En route pour Berlin, écrira-t-il en 1890, je passai à Naumburg, qui, avec ses tours et ses villas, me faisait signe comme un vieux souvenir inoubliable… Quel homme admirable et quelle révélation nouvelle d’humanité était alors notre pauvre Nietzsche[3] !

Quand Rohde fut parti, Nietzsche et sa sœur Lisbeth poursuivirent gaîment la corvée de l’index à rédiger pour le Rheinisches Museum de Ritschl.
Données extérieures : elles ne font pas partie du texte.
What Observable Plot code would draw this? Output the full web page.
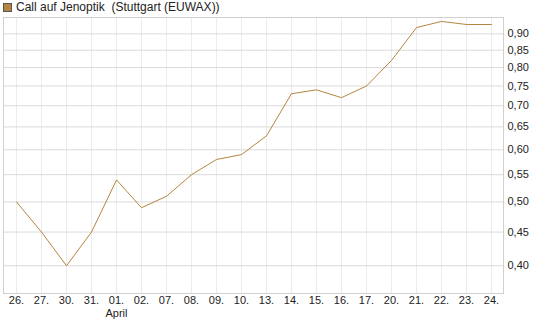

La véranda ouverte sur le jardin maternel entendit souvent leur besogne s’achever dans les rires[4]. Puis Nietzsche dut rentrer à Leipzig où l’attendait la destinée.

  1. Corr., II, 99.
  2. Rohde s’exagérait la nouveauté de son premier travail. Ses résultats étaient largement anticipés et ses erreurs réfutées d’avance par Paul-Louis Courier, dans les notes qui accompagnent sa traduction de Lucius ou l’Âne (Œuvres complètes, t. II, 3 sq. ). Mais à Leipzig on mésestimait systématiquement les travaux français.
  3. Fragment d’une lettre de Rohde à Overbeck, publiée par Crusius, loc. cit., p. 175.
  4. E. Foesrter, Der junge Nietzsche, p. 204.